Wednesday, June 5, 2013

Luke Skywalker: Reconsidered from an Author's Viewpoint

Ask any editor or literary agent, and they will confirm this truism: too many coincidences make a story too unbelievable. On the other hand, a skillful storyteller can stack up quite a few coincidences and make it work just fine. Enter Luke Skywalker.

Luke is an ordinary farm kid in outer space. He doesn't like his lot in life, but he is faithful to do his duty. Now let's count the coincidences:

1. When the two 'droids that the Princess sends to Obi-wan land on the planet Tatooine, they get picked up by scavengers and sold to whom? Luke's uncle. (But Luke spends more time with them than the uncle.)
2. The all-important schematics that reveal the weakness of the Death Star are hidden inside the R2D2 'droid and are now in the possession of whom? Luke.
3. Although Tatooine must be a fair-sized planet, Obi-wan happens to live relatively near to whom? Luke
4. Obi-wan knew Luke's father and tried several times to give his father's light saber to Luke (the  uncle had forbidden it).
5. Luke now has the Death Star plans, and a guide, and a cool weapon, but wait--that's not all! Despite what he has been told, Luke is the son of a powerful Jedi knight. In fact, by sheer coincidence, the Force is also strong in Luke. Now, if only someone could teach Luke the ways of the Force... Oh, Obi-wan can do that? Wonderful.

See what I mean? Luke is a classic reluctant hero to whom we can relate, but he's also the recipient of a truckload of coincidences. He's an ordinary kid who refuses to blast off to adventure among the stars because of the coming harvest. Then storm troopers kill his aunt and uncle, thus propelling this son of a Jedi into a series of inevitable events that all revolve around him. True to form, humble Luke has little confidence in himself and for a long while doubts he will ever get the hang of using this Force thing. In this way, George Lucas made Luke a larger-than-life individual, but a hero with universal appeal because of his humble beginnings and lack of self-confidence. Even without the Force, we "become" him to save the universe.

Are you an author? If so, you might need to inject a coincidence here or there. But do so with caution until you become a Publishing Master. Too many random coincidences might Force angry readers to hurl your book all the way to a galaxy far, far away.

Now a new question comes to mind: Did George Lucas purposely embed himself in Star Wars by naming the hero "Luke S."?


  1. Nice! Posted link on Twitter!
    The way I see it, ALL fiction is full of such coincidences. Roger Ebert called it the fallacy of the correct tree, where Rambo knows which tree to hide in until an enemy passed underneath for him to drop on. And in any action story, how does the hero just HAPPEN to start investigating the villain only days before they commit their biggest crime ever? How do romance heroines just HAPPEN to meet the man of their dreams just when they are both suffering the worst turmoil or danger of their lives?
    No one wants too much reality in their fiction. If we want to know how life really works, all we have to do is wake up and go to work. When we read, we want enough reality to believe the story, but enough larger-than-life "coincidences" to take us on an adventure.
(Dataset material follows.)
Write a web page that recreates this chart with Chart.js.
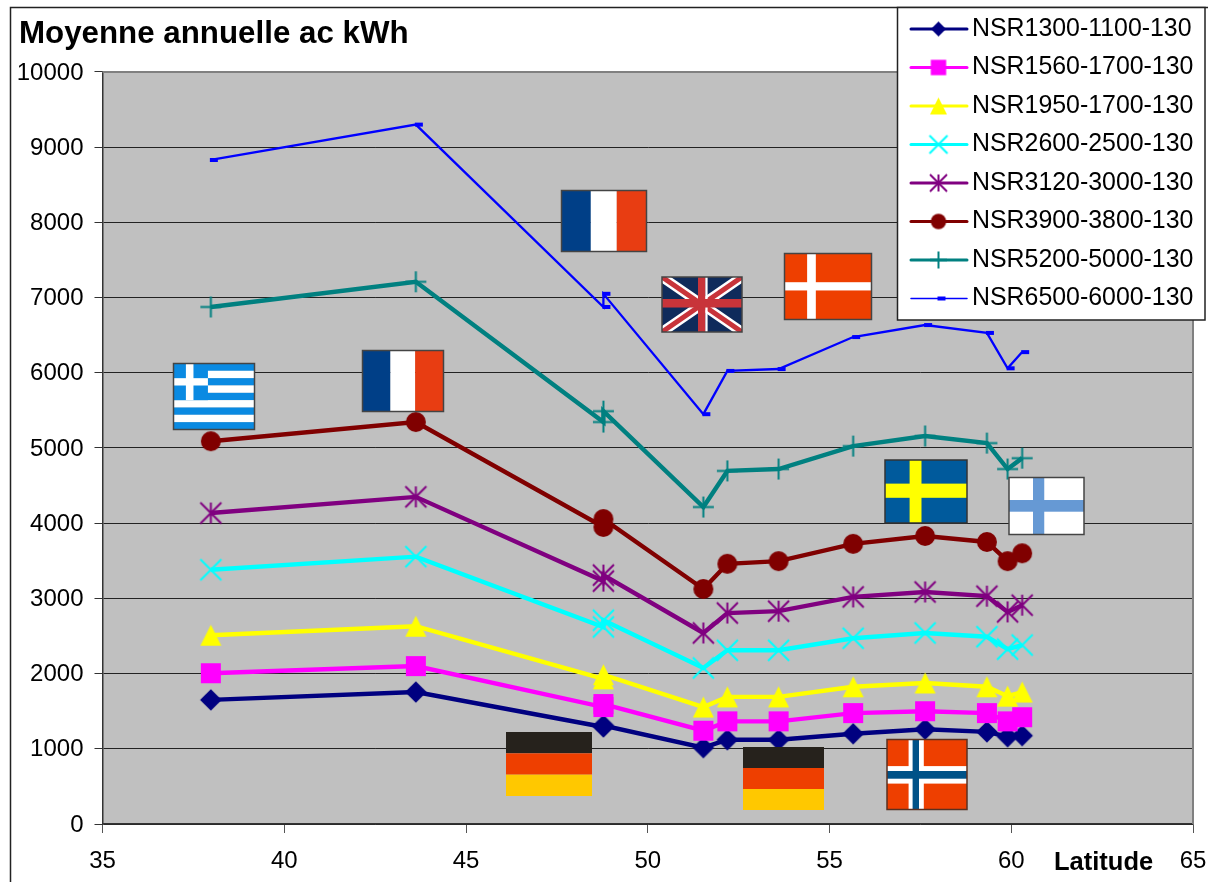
<!DOCTYPE html>
<html>
<head>
<meta charset="utf-8">
<title>Moyenne annuelle ac kWh</title>
<style>
  html, body { margin: 0; padding: 0; background: #fff; }
  canvas { display: block; }
</style>
<script src="https://cdn.jsdelivr.net/npm/chart.js@4/dist/chart.umd.min.js"></script>
</head>
<body>
<canvas id="latitudeChart" width="1208" height="882"></canvas>
<script>
const FONT = '"Liberation Sans", Arial, sans-serif';

const latitudes = [37.98, 43.62, 48.78, 48.78, 51.53, 52.19, 53.6, 55.65, 57.63, 59.33, 59.9, 60.3];

const nsr1300 = [1650, 1755, 1290, 1310, 1015, 1120, 1120, 1200, 1260, 1225, 1160, 1175];
const nsr1560 = [2005, 2100, 1555, 1595, 1240, 1365, 1365, 1475, 1500, 1475, 1365, 1420];
const nsr1950 = [2510, 2630, 1930, 1985, 1555, 1690, 1690, 1825, 1875, 1825, 1700, 1755];
const nsr2600 = [3380, 3555, 2620, 2710, 2075, 2310, 2310, 2470, 2540, 2490, 2325, 2380];
const nsr3120 = [4135, 4350, 3230, 3310, 2540, 2805, 2830, 3020, 3085, 3030, 2820, 2910];
const nsr3900 = [5090, 5345, 3950, 4055, 3125, 3460, 3495, 3725, 3830, 3750, 3495, 3600];
const nsr5200 = [6875, 7210, 5345, 5490, 4215, 4695, 4720, 5025, 5160, 5065, 4720, 4865];
const nsr6500 = [8830, 9300, 6875, 7050, 5450, 6025, 6050, 6475, 6635, 6530, 6060, 6275];

const seriesNames = ['NSR1300-1100-130', 'NSR1560-1700-130', 'NSR1950-1700-130', 'NSR2600-2500-130',
  'NSR3120-3000-130', 'NSR3900-3800-130', 'NSR5200-5000-130', 'NSR6500-6000-130'];
const seriesValues = [nsr1300, nsr1560, nsr1950, nsr2600, nsr3120, nsr3900, nsr5200, nsr6500];
const seriesColors = ['#000080', '#ff00ff', '#ffff00', '#00ffff', '#800080', '#800000', '#008080', '#0000ff'];
const markerKinds = ['diamond', 'square', 'triangle', 'x', 'star', 'circle', 'plus', 'dash'];
const lineWidths = [4.4, 4.4, 4.4, 4.4, 4.4, 4.4, 4.4, 2.3];
const markerSizes = [10.8, 10, 10.5, 10.5, 10.5, 10, 10.5, 8];
const legendMarkerSizes = [7.5, 7.7, 8.5, 9, 8.5, 7.7, 8.5, 8];

// marker drawn on its own canvas, used as pointStyle and in the legend box
function makeMarker(kind, color, s) {
  const c = document.createElement('canvas');
  c.width = c.height = Math.ceil(2 * s + 4);
  const g = c.getContext('2d');
  const m = c.width / 2;
  g.fillStyle = color;
  g.strokeStyle = color;
  g.lineWidth = 2;
  g.translate(m, m);
  g.beginPath();
  if (kind === 'diamond') {
    g.moveTo(0, -s); g.lineTo(s, 0); g.lineTo(0, s); g.lineTo(-s, 0); g.closePath(); g.fill();
  } else if (kind === 'square') {
    g.fillRect(-s, -s, 2 * s, 2 * s);
  } else if (kind === 'triangle') {
    g.moveTo(0, -s); g.lineTo(s, s); g.lineTo(-s, s); g.closePath(); g.fill();
  } else if (kind === 'circle') {
    g.arc(0, 0, s, 0, Math.PI * 2); g.fill();
  } else if (kind === 'dash') {
    // the dash sits to the right of the point
    g.fillRect(-1, -2, s, 4);
  } else {
    if (kind === 'x' || kind === 'star') {
      g.moveTo(-s, -s); g.lineTo(s, s); g.moveTo(s, -s); g.lineTo(-s, s);
    }
    if (kind === 'star' || kind === 'plus') {
      g.moveTo(0, -s); g.lineTo(0, s);
    }
    if (kind === 'plus') {
      g.moveTo(-s, 0); g.lineTo(s, 0);
    }
    g.stroke();
  }
  return c;
}

// flags sit on top of the lines
function stripesV(g, b, cols, widths) {
  let x = b.x;
  cols.forEach((col, i) => {
    g.fillStyle = col;
    g.fillRect(x, b.y, b.w * widths[i], b.h);
    x += b.w * widths[i];
  });
}
function stripesH(g, b, cols) {
  cols.forEach((col, i) => {
    g.fillStyle = col;
    g.fillRect(b.x, b.y + b.h * i / cols.length, b.w, b.h / cols.length);
  });
}
function crossBars(g, b, col, x0, x1, y0, y1) {
  g.fillStyle = col;
  g.fillRect(b.x + b.w * x0, b.y, b.w * (x1 - x0), b.h);
  g.fillRect(b.x, b.y + b.h * y0, b.w, b.h * (y1 - y0));
}

const painters = {
  france(g, b) {
    stripesV(g, b, ['#003f87', '#ffffff', '#e83d12'], [0.345, 0.305, 0.35]);
  },
  germany(g, b) {
    stripesH(g, b, ['#26221c', '#ee3f00', '#ffc800']);
  },
  denmark(g, b) {
    g.fillStyle = '#ee3f00';
    g.fillRect(b.x, b.y, b.w, b.h);
    crossBars(g, b, '#ffffff', 0.26, 0.36, 0.435, 0.56);
  },
  sweden(g, b) {
    g.fillStyle = '#005a9c';
    g.fillRect(b.x, b.y, b.w, b.h);
    crossBars(g, b, '#ffff00', 0.3, 0.445, 0.375, 0.6);
  },
  finland(g, b) {
    g.fillStyle = '#ffffff';
    g.fillRect(b.x, b.y, b.w, b.h);
    crossBars(g, b, '#6699d4', 0.32, 0.47, 0.395, 0.6);
  },
  norway(g, b) {
    g.fillStyle = '#ee3f00';
    g.fillRect(b.x, b.y, b.w, b.h);
    crossBars(g, b, '#ffffff', 0.27, 0.46, 0.38, 0.63);
    crossBars(g, b, '#005288', 0.32, 0.4, 0.45, 0.56);
  },
  greece(g, b) {
    const blue = '#0a8ae2';
    stripesH(g, b, [blue, '#fff', blue, '#fff', blue, '#fff', blue, '#fff', blue]);
    const canton = { x: b.x, y: b.y, w: b.w * 0.425, h: b.h * 5 / 9 };
    g.fillStyle = blue;
    g.fillRect(canton.x, canton.y, canton.w, canton.h);
    crossBars(g, canton, '#ffffff', 0.36, 0.58, 0.4, 0.6);
  },
  uk(g, b) {
    g.fillStyle = '#0f2b5b';
    g.fillRect(b.x, b.y, b.w, b.h);
    g.save();
    g.beginPath();
    g.rect(b.x, b.y, b.w, b.h);
    g.clip();
    g.beginPath();
    g.moveTo(b.x, b.y); g.lineTo(b.x + b.w, b.y + b.h);
    g.moveTo(b.x + b.w, b.y); g.lineTo(b.x, b.y + b.h);
    g.strokeStyle = '#ffffff';
    g.lineWidth = 10;
    g.stroke();
    g.strokeStyle = '#c8343a';
    g.lineWidth = 5;
    g.stroke();
    g.restore();
    g.fillStyle = '#ffffff';
    g.fillRect(b.x + b.w * 0.54, b.y, b.w * 0.03, b.h);
    crossBars(g, b, '#c8343a', 0.45, 0.54, 0.4, 0.555);
  }
};

const flags = [
  { kind: 'greece', x: 173.5, y: 363.5, w: 81, h: 66, border: '#444' },
  { kind: 'france', x: 362.5, y: 350.5, w: 81, h: 61, border: '#444' },
  { kind: 'france', x: 561.5, y: 190.5, w: 85, h: 61, border: '#444' },
  { kind: 'uk', x: 662, y: 277, w: 80, h: 55, border: '#444' },
  { kind: 'denmark', x: 784.5, y: 253.5, w: 87, h: 66, border: '#444' },
  { kind: 'sweden', x: 885, y: 460, w: 82, h: 63, border: '#333' },
  { kind: 'finland', x: 1009, y: 477.5, w: 75, h: 57, border: '#444' },
  { kind: 'germany', x: 506, y: 732, w: 86, h: 64 },
  { kind: 'germany', x: 743, y: 747, w: 81, h: 63 },
  { kind: 'norway', x: 887, y: 739.5, w: 80, h: 70, border: '#5a3020' }
];

const overlays = {
  id: 'overlays',
  afterLayout(chart) {
    // title starts right of the sheet frame, the tick labels run further left
    chart.titleBlock.left = 19;
  },
  beforeDraw(chart) {
    const g = chart.ctx;
    const a = chart.chartArea;
    g.save();
    g.fillStyle = '#c0c0c0';
    g.fillRect(a.left, a.top, a.width, a.height);
    // outer frame of the sheet
    g.strokeStyle = '#222';
    g.lineWidth = 1.5;
    g.beginPath();
    g.moveTo(10.5, 882);
    g.lineTo(10.5, 7.5);
    g.lineTo(1208, 7.5);
    g.stroke();
    g.restore();
  },
  afterDraw(chart) {
    const g = chart.ctx;
    const a = chart.chartArea;
    g.save();
    // gray plot border, top and right
    g.strokeStyle = '#808080';
    g.lineWidth = 2;
    g.beginPath();
    g.moveTo(a.left, a.top);
    g.lineTo(a.right, a.top);
    g.lineTo(a.right, a.bottom);
    g.stroke();

    flags.forEach(f => {
      painters[f.kind](g, f);
      if (f.border) {
        g.strokeStyle = f.border;
        g.lineWidth = 1.5;
        g.strokeRect(f.x, f.y, f.w, f.h);
      }
    });

    // axis name sits in the tick row
    g.fillStyle = '#000';
    g.font = 'bold 25.5px ' + FONT;
    g.textAlign = 'left';
    g.textBaseline = 'alphabetic';
    g.fillText('Latitude', 1054, 869.5);

    // legend box
    g.fillStyle = '#fff';
    g.fillRect(897.5, 7.5, 307.5, 312.5);
    g.strokeStyle = '#222';
    g.lineWidth = 1.5;
    g.strokeRect(897.5, 7.5, 307.5, 312.5);
    g.font = '24.9px ' + FONT;
    g.textBaseline = 'middle';
    seriesNames.forEach((name, i) => {
      const y = 29 + i * 38.5;
      g.strokeStyle = seriesColors[i];
      g.lineWidth = i === 7 ? 1.5 : 3;
      g.lineCap = 'round';
      g.beginPath();
      g.moveTo(911, y);
      g.lineTo(967, y);
      g.stroke();
      const m = makeMarker(markerKinds[i], seriesColors[i], legendMarkerSizes[i]);
      g.drawImage(m, 938.5 - m.width / 2, y - m.height / 2);
      g.fillStyle = '#000';
      g.fillText(name, 972, y);
    });
    g.restore();
  }
};

new Chart(document.getElementById('latitudeChart'), {
  type: 'line',
  data: {
    datasets: seriesNames.map((name, i) => ({
      label: name,
      data: seriesValues[i].map((v, k) => ({ x: latitudes[k], y: v })),
      borderColor: seriesColors[i],
      backgroundColor: seriesColors[i],
      borderWidth: lineWidths[i],
      tension: 0,
      fill: false,
      pointStyle: makeMarker(markerKinds[i], seriesColors[i], markerSizes[i]),
      pointRadius: 5,
      order: -i
    }))
  },
  options: {
    responsive: false,
    animation: false,
    devicePixelRatio: 1,
    layout: { padding: 0 },
    plugins: {
      legend: { display: false },
      tooltip: { enabled: false },
      title: {
        display: true,
        text: 'Moyenne annuelle ac kWh',
        align: 'start',
        color: '#000',
        font: { family: FONT, size: 31.3, weight: 'bold', lineHeight: 1.2 },
        padding: { top: 15.5, bottom: 18.9 }
      }
    },
    scales: {
      x: {
        type: 'linear',
        min: 35,
        max: 65,
        ticks: {
          stepSize: 5,
          autoSkip: false,
          maxRotation: 0,
          color: '#000',
          padding: 14,
          font: { family: FONT, size: 24 }
        },
        grid: { drawOnChartArea: false, drawTicks: true, tickLength: 9, tickColor: '#555' },
        border: { color: '#333', width: 1.5 },
        afterFit(scale) {
          scale.height = 58;
          // leave only 15px right of the plot for the last label
          scale.paddingRight = 15;
        }
      },
      y: {
        min: 0,
        max: 10000,
        ticks: {
          stepSize: 1000,
          autoSkip: false,
          color: '#000',
          padding: 11,
          labelOffset: 1,
          font: { family: FONT, size: 24 },
          callback: v => String(v)
        },
        grid: { color: '#222', lineWidth: 1, tickLength: 8, tickColor: '#333' },
        border: { color: '#333', width: 1.5 },
        afterFit(scale) { scale.width = 102.5; }
      }
    }
  },
  plugins: [overlays]
});
</script>
</body>
</html>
    1. Randall, thanks for reading and for taking time to comment. Yes, coincidences definitely happen in fiction. But if the writer can employ them without the reader (or viewer) yelling, "No way!" then that's a story skillfully written. Or written with Force. Whichever. ;)

  2. If you think about it, a writer's imagination is only a series on interconnected coincidences

  3. I remember sitting in the theater when it was revealed that Princess Leia was Luke's sister and Darth Vader was his father. There was mumbling throughout the theater, and the word's I heard near me were: "Oh, brother!" (A lightning-fast pun) and "I can't believe it!" Also the theater became lighter for a split second as the light from the screen reflected off a massive eye-roll from everyone in the audience. BUT YET, we all still love Star Wars. :)

    1. Good observation, Jane. For Leia to hide her message in a little mechanical guy and have it accidentally fall into the hands of a brother she never heard of in a totally different solar system.... Well, I would have been afraid to write that into my story. Maybe it helped that we didn't find out in the first film, right on the heels of the other coincidences. Thanks!